We developed a new habit of driving through neighborhoods near where the boys moved, trolling real estate listings, and eagerly scribbling down the addresses of houses we thought looked promising. We eventually landed in Adair Park, a charming neighborhood on the Southwest side of Atlanta with old bungalows in need of some serious TLC. Wide streets, green spaces, and cute historic details endeared my design sensibilities to the neighborhood, and we were both drawn to an overgrown corner lot with a crooked For Sale sign in the yard and a few people gathered on the front porch to smoke.
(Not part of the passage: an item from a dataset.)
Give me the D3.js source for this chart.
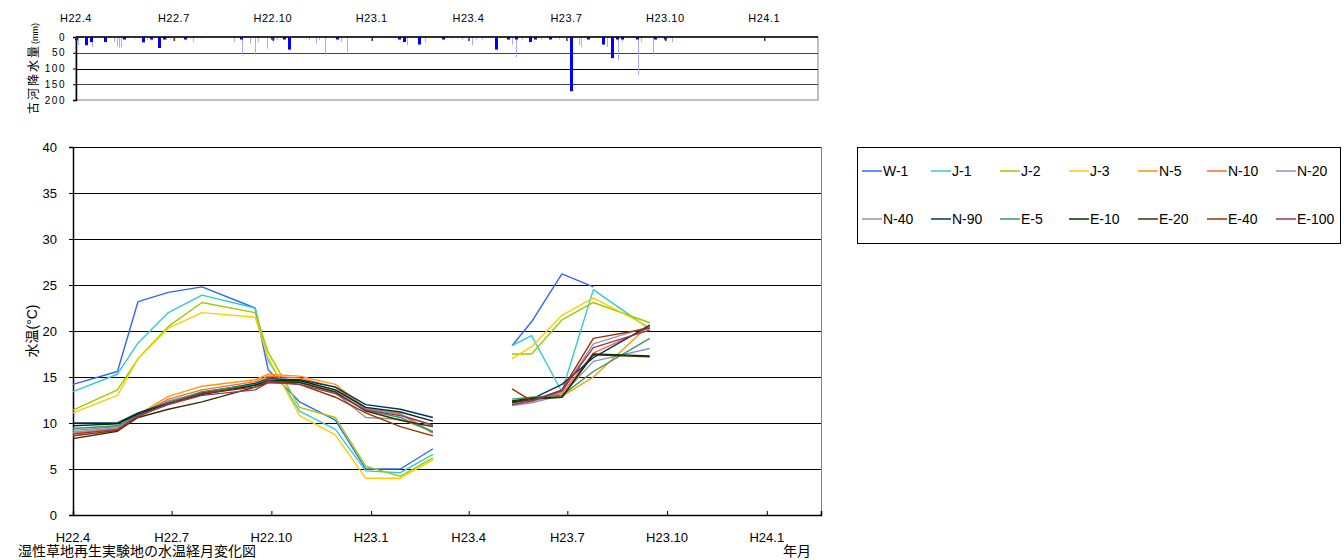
<!DOCTYPE html>
<html><head><meta charset="utf-8">
<script src="https://cdn.jsdelivr.net/npm/d3@7"></script>
<style>
body{margin:0;background:#fff}
svg{display:block}
text{font-family:"Liberation Sans","Noto Sans CJK JP",sans-serif;fill:#000}
</style>
</head><body>
<svg id="c" width="1344" height="560"></svg>
<script>
// ---------- data ----------
const tickDates  = ["2010-04-01","2010-07-01","2010-10-01","2011-01-01","2011-04-01","2011-07-01","2011-10-01","2012-01-01"];
const tickLabels = ["H22.4","H22.7","H22.10","H23.1","H23.4","H23.7","H23.10","H24.1"];
const axisStart = "2010-04-01", axisEnd = "2012-02-20";

// survey dates (two observation periods)
const surveyDates = ["2010-04-01","2010-05-12","2010-05-31","2010-06-28","2010-07-29","2010-09-16","2010-09-28",
                     "2010-10-27","2010-11-29","2010-12-27","2011-01-28","2011-02-27",
                     "2011-05-11","2011-05-29","2011-06-26","2011-07-25","2011-09-15"];
const periodBreak = 12; // first index of second period

const seriesNames  = ["W-1","J-1","J-2","J-3","N-5","N-10","N-20","N-40","N-90","E-5","E-10","E-20","E-40","E-100"];
const seriesColors = ["#3366FF","#33CCCC","#99CC00","#FFCC00","#FF9900","#FF6633","#8E8EC4","#969696","#003366","#339966","#003300","#333300","#993300","#993366"];

const W1   = [14.2,15.6,23.2,24.2,24.8,22.5,15.8,12.3,10.3,5.0,5.0,7.2, 18.4,21.0,26.2,24.8,null];
const J1   = [13.4,15.3,18.7,22.0,23.9,22.5,16.8,11.3,9.3,4.8,4.6,6.6, 18.4,19.5,13.4,24.5,20.2];
const J2   = [11.4,13.6,17.0,20.5,23.1,22.0,17.7,11.7,10.6,5.3,4.2,6.2, 17.5,17.5,21.2,23.1,20.9];
const J3   = [11.1,13.0,17.0,20.3,22.0,21.5,17.1,10.8,8.7,4.0,4.0,6.0, 17.0,18.3,21.7,23.6,20.4];
const N5   = [8.9,9.4,10.9,12.9,14.0,14.7,15.3,15.1,14.2,11.6,11.0,9.0, 12.3,12.6,12.9,15.0,20.7];
const N10  = [8.6,9.2,10.8,12.6,13.6,14.5,15.1,14.9,13.9,11.5,11.0,8.9, 12.2,12.5,13.2,17.6,20.4];
const N20  = [9.2,9.6,11.0,12.4,13.3,14.3,14.9,14.6,13.6,11.6,10.9,9.7, 11.9,12.2,13.0,16.7,18.1];
const N40  = [9.0,9.5,10.9,12.3,13.2,14.2,14.8,14.5,13.3,10.6,10.4,9.1, 12.0,12.3,13.4,18.6,20.5];
const N90  = [10.0,10.0,11.1,12.2,13.3,14.3,14.8,14.7,13.9,12.0,11.5,10.6, 12.3,12.6,14.2,17.1,20.6];
const E5   = [9.4,9.7,10.9,12.2,13.4,14.2,14.7,14.4,13.3,11.4,10.6,9.0, 12.6,12.8,13.0,15.6,19.2];
const E10  = [9.7,9.9,11.0,12.1,13.1,14.1,14.6,14.6,13.6,11.7,11.2,10.2, 12.4,12.7,12.8,17.5,17.3];
const E20  = [8.3,9.1,10.6,11.5,12.3,13.9,14.4,14.4,13.4,11.3,10.3,9.6, 12.2,12.6,12.8,17.4,17.2];
const E40  = [8.6,9.2,10.7,12.1,13.2,13.9,14.6,14.2,12.8,11.1,9.6,8.6, 13.7,12.4,13.6,19.2,20.3];
const E100 = [8.8,9.3,10.8,12.0,13.0,13.6,14.4,14.2,13.2,11.4,10.8,9.8, 12.0,12.4,13.5,18.2,20.1];
const seriesValues = [W1,J1,J2,J3,N5,N10,N20,N40,N90,E5,E10,E20,E40,E100];

const tempTicks = [0,5,10,15,20,25,30,35,40];
const rainTicks = [0,50,100,150,200];

// precipitation (days after 2010-04-01, mm)
const rainDarkDay = [0,9,14,27,45,62,70,77,82,101,153,182,193,198,243,300,305,319,341,
                     391,402,409,422,427,441,460,476,490,498,503,508,522,538,548];
const rainDarkMm  = [10,26,16,16,8,17,8,35,8,8,8,8,8,40,8,8,16,24,8,
                     40,8,8,16,8,8,172,8,24,67,8,8,8,8,8];
const rainLightDay = [2,15,35,38,40,42,55,66,84,87,90,109,117,147,154,162,166,169,178,184,187,
                      214,217,223,226,232,239,246,252,308,325,350,359,368,372,378,403,405,409,415,
                      432,449,468,470,494,504,508,523,525,537,554];
const rainLightMm  = [26,32,16,30,34,32,5,10,10,5,5,16,5,16,58,21,58,16,37,10,10,
                      5,10,23,10,58,5,16,48,26,16,5,8,26,8,8,10,24,64,8,
                      8,8,26,32,32,74,16,122,16,58,16];

// ---------- drawing ----------
const parse = d3.timeParse("%Y-%m-%d");
const svg = d3.select("#c");
const FONT = '"Liberation Sans","Noto Sans CJK JP",sans-serif';

// ===== top: precipitation =====
const tp = {l:76, r:818, t:37, b:100};
const xr = d3.scaleTime().domain([parse(axisStart), parse(axisEnd)]).range([tp.l, tp.r]);
const yr = d3.scaleLinear().domain([0,200]).range([tp.t, tp.b]);
const topG = svg.append("g");

topG.append("rect").attr("x",tp.l).attr("y",tp.t).attr("width",tp.r-tp.l).attr("height",tp.b-tp.t)
   .attr("fill","none").attr("stroke","#808080").attr("stroke-width",1);
topG.append("g").attr("transform",`translate(${tp.l},0)`)
   .call(d3.axisLeft(yr).tickValues([50,100,150]).tickSize(-(tp.r-tp.l)).tickFormat(""))
   .call(g=>g.select(".domain").remove())
   .call(g=>g.selectAll("line").attr("stroke",(d)=>d===100?"#000":"#444").attr("shape-rendering","crispEdges"));
topG.append("g").attr("transform",`translate(${tp.l},0)`)
   .call(d3.axisLeft(yr).tickValues(rainTicks).tickSize(3).tickPadding(7))
   .call(g=>g.select(".domain").attr("stroke","#000").attr("stroke-width",1.5))
   .call(g=>g.selectAll("text").attr("font-size",10).attr("font-family",FONT).attr("letter-spacing","1.5px"));

const lightDates = rainLightDay.map(d=>d3.timeDay.offset(parse(axisStart), d));
topG.append("g").selectAll("line").data(rainLightMm).join("line")
   .attr("x1",(d,i)=>Math.round(xr(lightDates[i]))+0.5).attr("x2",(d,i)=>Math.round(xr(lightDates[i]))+0.5)
   .attr("y1",yr(0)).attr("y2",d=>yr(d)).attr("stroke","#AAAAFF").attr("stroke-width",1);
const darkDates = rainDarkDay.map(d=>d3.timeDay.offset(parse(axisStart), d));
topG.append("g").selectAll("rect").data(rainDarkMm).join("rect")
   .attr("x",(d,i)=>Math.round(xr(darkDates[i]))-1).attr("width",3)
   .attr("y",yr(0)).attr("height",d=>yr(d)-yr(0)).attr("fill","#0000FF");

topG.append("line").attr("x1",tp.l).attr("x2",tp.r).attr("y1",tp.t).attr("y2",tp.t)
   .attr("stroke","#000").attr("stroke-width",1.5);
topG.append("g").attr("transform",`translate(0,${tp.t})`)
   .call(d3.axisBottom(xr).tickValues(tickDates.map(parse)).tickSize(4).tickFormat(""))
   .call(g=>g.select(".domain").remove())
   .call(g=>g.selectAll("line").attr("stroke","#333").attr("stroke-width",1.5));
topG.append("g").selectAll("text").data(tickLabels).join("text")
   .attr("x",(d,i)=>xr(parse(tickDates[i]))).attr("y",22).attr("text-anchor","middle")
   .attr("font-size",11).attr("letter-spacing","0.5px").text(d=>d);
topG.append("text").attr("transform",`translate(38,${(tp.t+tp.b)/2}) rotate(-90)`)
   .attr("text-anchor","middle").attr("font-size",12).attr("letter-spacing","2px")
   .text("古河降水量").append("tspan").attr("font-size",9).attr("letter-spacing","0px").text("(mm)");

// ===== main: water temperature =====
const mp = {l:73, r:821, t:147, b:515};
const x = d3.scaleTime().domain([parse(axisStart), parse(axisEnd)]).range([mp.l, mp.r]);
const y = d3.scaleLinear().domain([0,40]).range([mp.b, mp.t]);
const mainG = svg.append("g");

mainG.append("line").attr("x1",mp.r).attr("x2",mp.r).attr("y1",mp.t).attr("y2",mp.b)
    .attr("stroke","#808080").attr("shape-rendering","crispEdges");
mainG.append("g").attr("transform",`translate(${mp.l},0)`)
    .call(d3.axisLeft(y).tickValues(tempTicks.slice(1)).tickSize(-(mp.r-mp.l)).tickFormat(""))
    .call(g=>g.select(".domain").remove())
    .call(g=>g.selectAll("line").attr("stroke","#000").attr("shape-rendering","crispEdges"));
mainG.append("g").attr("transform",`translate(${mp.l},0)`)
    .call(d3.axisLeft(y).tickValues(tempTicks).tickSize(4).tickPadding(12))
    .call(g=>g.select(".domain").attr("stroke","#000").attr("stroke-width",1.5))
    .call(g=>g.selectAll("text").attr("font-size",13).attr("font-family",FONT));
mainG.append("g").attr("transform",`translate(0,${mp.b})`)
    .call(d3.axisBottom(x).tickValues(tickDates.map(parse)).tickSize(-4).tickFormat(""))
    .call(g=>g.select(".domain").attr("stroke","#000").attr("stroke-width",1.5))
    .call(g=>g.selectAll(".tick line").attr("stroke","#000"));
mainG.append("g").selectAll("text").data(tickLabels).join("text")
    .attr("x",(d,i)=>x(parse(tickDates[i]))).attr("y",542).attr("text-anchor","middle")
    .attr("font-size",13).text(d=>d);
mainG.append("text").attr("transform",`translate(37,${(mp.t+mp.b)/2}) rotate(-90)`)
    .attr("text-anchor","middle").attr("font-size",14).text("水温(°C)");

const dates = surveyDates.map(parse);
const line = d3.line().defined(d=>d.v!=null).x(d=>x(d.t)).y(d=>y(d.v));
const segs = [[0,periodBreak],[periodBreak,surveyDates.length]];
seriesValues.forEach((vals,si)=>{
  segs.forEach(([a,b])=>{
    const pts = vals.slice(a,b).map((v,k)=>({t:dates[a+k], v}));
    mainG.append("path").attr("d",line(pts)).attr("fill","none")
        .attr("stroke",seriesColors[si]).attr("stroke-width",1.4).attr("stroke-linejoin","round");
  });
});

svg.append("text").attr("x",18).attr("y",556).attr("font-size",14).text("湿性草地再生実験地の水温経月変化図");
svg.append("text").attr("x",783).attr("y",556).attr("font-size",14).text("年月");

// ===== legend =====
const lg = svg.append("g");
lg.append("rect").attr("x",857.5).attr("y",147.5).attr("width",483).attr("height",96)
  .attr("fill","#fff").attr("stroke","#000").attr("stroke-width",1);
const colX = [862,931,1000,1069,1138,1207,1276];
const rowY = [171,219];
seriesNames.forEach((n,i)=>{
  const cx = colX[i%7], cy = rowY[Math.floor(i/7)];
  lg.append("line").attr("x1",cx).attr("x2",cx+20).attr("y1",cy).attr("y2",cy)
    .attr("stroke",seriesColors[i]).attr("stroke-width",1.5);
  lg.append("text").attr("x",cx+21).attr("y",cy+5).attr("font-size",14).text(n);
});
</script>
</body></html>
Cobbling together a board of directors, fumbling through setting up something new, dedicated to a vision for mutual transformation, we started Blueprint 58. We put an offer on that brick house on the corner, and committed ourselves to the neighborhood around it. We knew we wanted to build relationships, to somehow bridge gaps and listen to the neighborhood’s needs. We were excited, adventurous, still fairly naive but trying earnestly to listen and learn. Blueprint 58 was born as I grew our second child in my belly. 

From the beginning, our goal with Blueprint 58 was to transform our community from the inside-out rather than the outside-in. Having learned from programs we didn’t necessarily want to replicate, we discovered our own prideful assumptions, and once again learned a lot. We finally discovered that we didn’t actually know very much, and arguably we still don’t. But we did know that we wanted to build a nonprofit that reflected the Blueprint set forth in Isaiah 58. To us, this meant recognizing and striving to restore the inherent dignity and assets already alive in our new neighborhood. We wanted to always approach our ministry humbly, as servants and learners who simply desire to create a safe space where neighbors can flourish in who God has made them to be. Our hope was that Blueprint 58 would exist to connect neighbors and friends and broaden horizons on both sides of the relationship. We knew from experience that crossing boundaries of race and class and history and culture could create a more beautiful tomorrow for each and every one of us. We also knew that this would start with moving in. With sticking around long enough to connect and learn and to find ourselves in solidarity with our neighbors.